▸ **Exercise description**:
All lines below must be repeated exactly, with the pictures omitted.

========

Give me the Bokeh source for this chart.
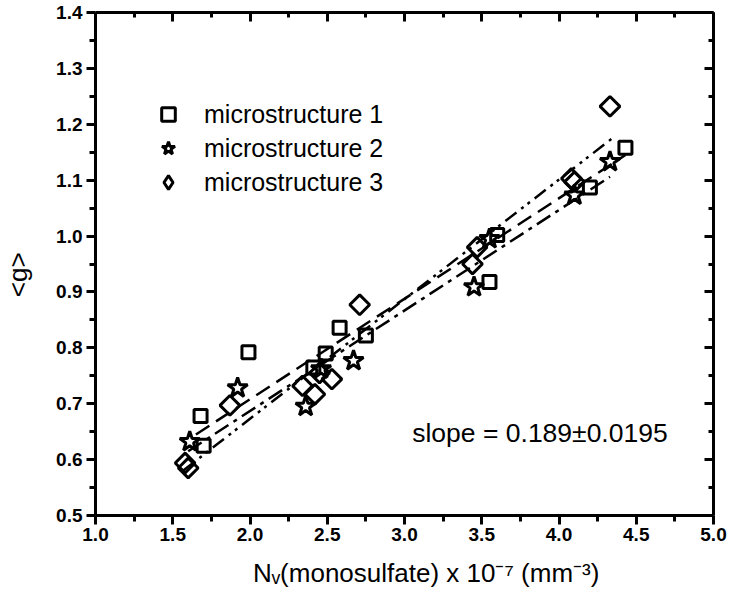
import numpy as np
from bokeh.plotting import figure
from bokeh.models import (FixedTicker, NumeralTickFormatter, LinearAxis, Legend,
                          LegendItem, Label, Range1d)
from bokeh.embed import file_html
from bokeh.resources import INLINE

# ---- data ----
ms1_x = [1.68, 1.70, 1.99, 2.41, 2.49, 2.58, 2.75, 3.55, 3.60, 4.20, 4.43]
ms1_y = [0.678, 0.625, 0.792, 0.765, 0.790, 0.836, 0.822, 0.918, 1.002, 1.087, 1.158]

ms2_x = [1.61, 1.92, 2.36, 2.46, 2.67, 3.45, 3.55, 4.10, 4.33]
ms2_y = [0.632, 0.728, 0.695, 0.762, 0.777, 0.909, 0.995, 1.073, 1.133]

ms3_x = [1.58, 1.60, 1.87, 2.34, 2.42, 2.45, 2.53, 2.71, 3.44, 3.47, 4.08, 4.10, 4.33]
ms3_y = [0.594, 0.585, 0.697, 0.732, 0.717, 0.755, 0.744, 0.877, 0.950, 0.980, 1.103, 1.097, 1.232]

# fitted lines (end points)
fit1_x = [1.65, 4.43]
fit1_y = [0.645, 1.145]
fit2_x = [1.60, 4.33]
fit2_y = [0.615, 1.106]
fit3_x = [1.57, 4.35]
fit3_y = [0.581, 1.176]

x_ticks = [1.0, 1.5, 2.0, 2.5, 3.0, 3.5, 4.0, 4.5, 5.0]
x_minor = [1.25, 1.75, 2.25, 2.75, 3.25, 3.75, 4.25, 4.75]
y_ticks = [0.5, 0.6, 0.7, 0.8, 0.9, 1.0, 1.1, 1.2, 1.3, 1.4]
y_minor = [0.55, 0.65, 0.75, 0.85, 0.95, 1.05, 1.15, 1.25, 1.35]

legend_labels = ["microstructure 1", "microstructure 2", "microstructure 3"]
slope_text = "slope = 0.189\u00b10.0195"
x_title = "N\u1d65(monosulfate) x 10\u207b\u2077 (mm\u207b\u00b3)"
y_title = "<g>"

SANS = "Liberation Sans, Arial, sans-serif"
NB = "\u00a0"

p = figure(width=732, height=606, output_backend="svg", toolbar_location=None,
           x_range=Range1d(1.0, 5.0), y_range=Range1d(0.5, 1.4),
           min_border_left=94, min_border_top=12, min_border_right=19,
           min_border_bottom=91)
p.grid.visible = False
p.outline_line_color = None
p.background_fill_color = "white"
p.border_fill_color = "white"

def style_axis(ax, labels=True, inward=False):
    ax.axis_line_width = 3
    ax.axis_line_color = "black"
    ax.major_tick_line_width = 3
    ax.minor_tick_line_width = 3
    ax.major_tick_line_color = "black"
    ax.minor_tick_line_color = "black"
    if inward:
        ax.major_tick_in = 9
        ax.major_tick_out = 0
        ax.minor_tick_in = 5
        ax.minor_tick_out = 0
    else:
        ax.major_tick_in = 0
        ax.major_tick_out = 9
        ax.minor_tick_in = 0
        ax.minor_tick_out = 6
    if labels:
        ax.major_label_text_font = SANS
        ax.major_label_text_font_style = "bold"
        ax.major_label_text_font_size = "19px"
        ax.major_label_text_color = "black"
        ax.formatter = NumeralTickFormatter(format="0.0")
    else:
        ax.major_label_text_font_size = "0px"
        ax.major_label_text_color = None
        ax.major_label_standoff = 0
        ax.axis_label_standoff = 0

p.xaxis.ticker = FixedTicker(ticks=x_ticks, minor_ticks=x_minor)
p.yaxis.ticker = FixedTicker(ticks=y_ticks, minor_ticks=y_minor)
style_axis(p.xaxis[0])
style_axis(p.yaxis[0])
p.xaxis.major_label_standoff = 3
p.yaxis.major_label_standoff = 4

p.xaxis.axis_label = NB * 6 + x_title
p.xaxis.axis_label_text_font = SANS
p.xaxis.axis_label_text_font_style = "normal"
p.xaxis.axis_label_text_font_size = "26px"
p.xaxis.axis_label_text_color = "black"
p.xaxis.axis_label_standoff = 14
p.yaxis.axis_label = y_title + NB * 3
p.yaxis.axis_label_text_font = SANS
p.yaxis.axis_label_text_font_style = "normal"
p.yaxis.axis_label_text_font_size = "26px"
p.yaxis.axis_label_text_color = "black"
p.yaxis.axis_label_standoff = 20

top = LinearAxis(ticker=FixedTicker(ticks=x_ticks, minor_ticks=x_minor))
style_axis(top, labels=False, inward=True)
p.add_layout(top, "above")
right = LinearAxis(ticker=FixedTicker(ticks=y_ticks, minor_ticks=y_minor))
style_axis(right, labels=False, inward=True)
p.add_layout(right, "right")

# fit lines
p.line(fit1_x, fit1_y, line_color="black", line_width=2.5, line_dash="16 8")
p.line(fit2_x, fit2_y, line_color="black", line_width=2.5, line_dash="16 6 4 6")
p.line(fit3_x, fit3_y, line_color="black", line_width=2.5, line_dash="14 6 3 5 3 6")

r1 = p.scatter(ms1_x, ms1_y, marker="square", size=13, fill_color="white",
               fill_alpha=0, line_color="black", line_width=3)
r2 = p.scatter(ms2_x, ms2_y, marker="star", size=21, fill_color="white",
               fill_alpha=0, line_color="black", line_width=3)
r3 = p.scatter(ms3_x, ms3_y, marker="square", size=14, angle=np.pi / 4,
               fill_color="white", fill_alpha=0, line_color="black", line_width=3)
# hidden renderer used only for the legend swatch (legend does not rotate markers)
r3_leg = p.scatter(ms3_x, ms3_y, marker="diamond", size=20, fill_color="white",
                   fill_alpha=0, line_color="black", line_width=3, visible=False)

legend = Legend(items=[LegendItem(label=legend_labels[0], renderers=[r1]),
                       LegendItem(label=legend_labels[1], renderers=[r2]),
                       LegendItem(label=legend_labels[2], renderers=[r3_leg])],
                location=(55, 316))
legend.border_line_color = None
legend.background_fill_alpha = 0
legend.inactive_fill_alpha = 0
legend.label_text_font = SANS
legend.label_text_font_size = "25px"
legend.label_text_color = "black"
legend.glyph_width = 36
legend.glyph_height = 34
legend.label_height = 32
legend.spacing = 0
legend.padding = 0
legend.margin = 0
legend.label_standoff = 18
p.add_layout(legend, "center")

p.add_layout(Label(x=3.05, y=0.62, text=slope_text, text_font=SANS,
                   text_font_size="26.5px", text_color="black"))

open("out.html", "w").write(file_html(p, INLINE))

========

▸ **Final result**:
Give me the Bokeh source for this chart.
import numpy as np
from bokeh.plotting import figure
from bokeh.models import (FixedTicker, NumeralTickFormatter, LinearAxis, Legend,
                          LegendItem, Label, Range1d)
from bokeh.embed import file_html
from bokeh.resources import INLINE

# ---- data ----
ms1_x = [1.68, 1.70, 1.99, 2.41, 2.49, 2.58, 2.75, 3.55, 3.60, 4.20, 4.43]
ms1_y = [0.678, 0.625, 0.792, 0.765, 0.790, 0.836, 0.822, 0.918, 1.002, 1.087, 1.158]

ms2_x = [1.61, 1.92, 2.36, 2.46, 2.67, 3.45, 3.55, 4.10, 4.33]
ms2_y = [0.632, 0.728, 0.695, 0.762, 0.777, 0.909, 0.995, 1.073, 1.133]

ms3_x = [1.58, 1.60, 1.87, 2.34, 2.42, 2.45, 2.53, 2.71, 3.44, 3.47, 4.08, 4.10, 4.33]
ms3_y = [0.594, 0.585, 0.697, 0.732, 0.717, 0.755, 0.744, 0.877, 0.950, 0.980, 1.103, 1.097, 1.232]

# fitted lines (end points)
fit1_x = [1.65, 4.43]
fit1_y = [0.645, 1.145]
fit2_x = [1.60, 4.33]
fit2_y = [0.615, 1.106]
fit3_x = [1.57, 4.35]
fit3_y = [0.581, 1.176]

x_ticks = [1.0, 1.5, 2.0, 2.5, 3.0, 3.5, 4.0, 4.5, 5.0]
x_minor = [1.25, 1.75, 2.25, 2.75, 3.25, 3.75, 4.25, 4.75]
y_ticks = [0.5, 0.6, 0.7, 0.8, 0.9, 1.0, 1.1, 1.2, 1.3, 1.4]
y_minor = [0.55, 0.65, 0.75, 0.85, 0.95, 1.05, 1.15, 1.25, 1.35]

legend_labels = ["microstructure 1", "microstructure 2", "microstructure 3"]
slope_text = "slope = 0.189\u00b10.0195"
x_title = "N\u1d65(monosulfate) x 10\u207b\u2077 (mm\u207b\u00b3)"
y_title = "<g>"

SANS = "Liberation Sans, Arial, sans-serif"
NB = "\u00a0"

p = figure(width=732, height=606, output_backend="svg", toolbar_location=None,
           x_range=Range1d(1.0, 5.0), y_range=Range1d(0.5, 1.4),
           min_border_left=94, min_border_top=12, min_border_right=19,
           min_border_bottom=91)
p.grid.visible = False
p.outline_line_color = None
p.background_fill_color = "white"
p.border_fill_color = "white"

def style_axis(ax, labels=True, inward=False):
    ax.axis_line_width = 3
    ax.axis_line_color = "black"
    ax.major_tick_line_width = 3
    ax.minor_tick_line_width = 3
    ax.major_tick_line_color = "black"
    ax.minor_tick_line_color = "black"
    if inward:
        ax.major_tick_in = 9
        ax.major_tick_out = 0
        ax.minor_tick_in = 5
        ax.minor_tick_out = 0
    else:
        ax.major_tick_in = 0
        ax.major_tick_out = 9
        ax.minor_tick_in = 0
        ax.minor_tick_out = 6
    if labels:
        ax.major_label_text_font = SANS
        ax.major_label_text_font_style = "bold"
        ax.major_label_text_font_size = "19px"
        ax.major_label_text_color = "black"
        ax.formatter = NumeralTickFormatter(format="0.0")
    else:
        ax.major_label_text_font_size = "0px"
        ax.major_label_text_color = None
        ax.major_label_standoff = 0
        ax.axis_label_standoff = 0

p.xaxis.ticker = FixedTicker(ticks=x_ticks, minor_ticks=x_minor)
p.yaxis.ticker = FixedTicker(ticks=y_ticks, minor_ticks=y_minor)
style_axis(p.xaxis[0])
style_axis(p.yaxis[0])
p.xaxis.major_label_standoff = 3
p.yaxis.major_label_standoff = 4

p.xaxis.axis_label = NB * 6 + x_title
p.xaxis.axis_label_text_font = SANS
p.xaxis.axis_label_text_font_style = "normal"
p.xaxis.axis_label_text_font_size = "26px"
p.xaxis.axis_label_text_color = "black"
p.xaxis.axis_label_standoff = 14
p.yaxis.axis_label = y_title + NB * 3
p.yaxis.axis_label_text_font = SANS
p.yaxis.axis_label_text_font_style = "normal"
p.yaxis.axis_label_text_font_size = "26px"
p.yaxis.axis_label_text_color = "black"
p.yaxis.axis_label_standoff = 20

top = LinearAxis(ticker=FixedTicker(ticks=x_ticks, minor_ticks=x_minor))
style_axis(top, labels=False, inward=True)
p.add_layout(top, "above")
right = LinearAxis(ticker=FixedTicker(ticks=y_ticks, minor_ticks=y_minor))
style_axis(right, labels=False, inward=True)
p.add_layout(right, "right")

# fit lines
p.line(fit1_x, fit1_y, line_color="black", line_width=2.5, line_dash="16 8")
p.line(fit2_x, fit2_y, line_color="black", line_width=2.5, line_dash="16 6 4 6")
p.line(fit3_x, fit3_y, line_color="black", line_width=2.5, line_dash="14 6 3 5 3 6")

r1 = p.scatter(ms1_x, ms1_y, marker="square", size=13, fill_color="white",
               fill_alpha=0, line_color="black", line_width=3)
r2 = p.scatter(ms2_x, ms2_y, marker="star", size=21, fill_color="white",
               fill_alpha=0, line_color="black", line_width=3)
r3 = p.scatter(ms3_x, ms3_y, marker="square", size=14, angle=np.pi / 4,
               fill_color="white", fill_alpha=0, line_color="black", line_width=3)
# hidden renderer used only for the legend swatch (legend does not rotate markers)
r3_leg = p.scatter(ms3_x, ms3_y, marker="diamond", size=20, fill_color="white",
                   fill_alpha=0, line_color="black", line_width=3, visible=False)

legend = Legend(items=[LegendItem(label=legend_labels[0], renderers=[r1]),
                       LegendItem(label=legend_labels[1], renderers=[r2]),
                       LegendItem(label=legend_labels[2], renderers=[r3_leg])],
                location=(55, 316))
legend.border_line_color = None
legend.background_fill_alpha = 0
legend.inactive_fill_alpha = 0
legend.label_text_font = SANS
legend.label_text_font_size = "25px"
legend.label_text_color = "black"
legend.glyph_width = 36
legend.glyph_height = 34
legend.label_height = 32
legend.spacing = 0
legend.padding = 0
legend.margin = 0
legend.label_standoff = 18
p.add_layout(legend, "center")

p.add_layout(Label(x=3.05, y=0.62, text=slope_text, text_font=SANS,
                   text_font_size="26.5px", text_color="black"))

open("out.html", "w").write(file_html(p, INLINE))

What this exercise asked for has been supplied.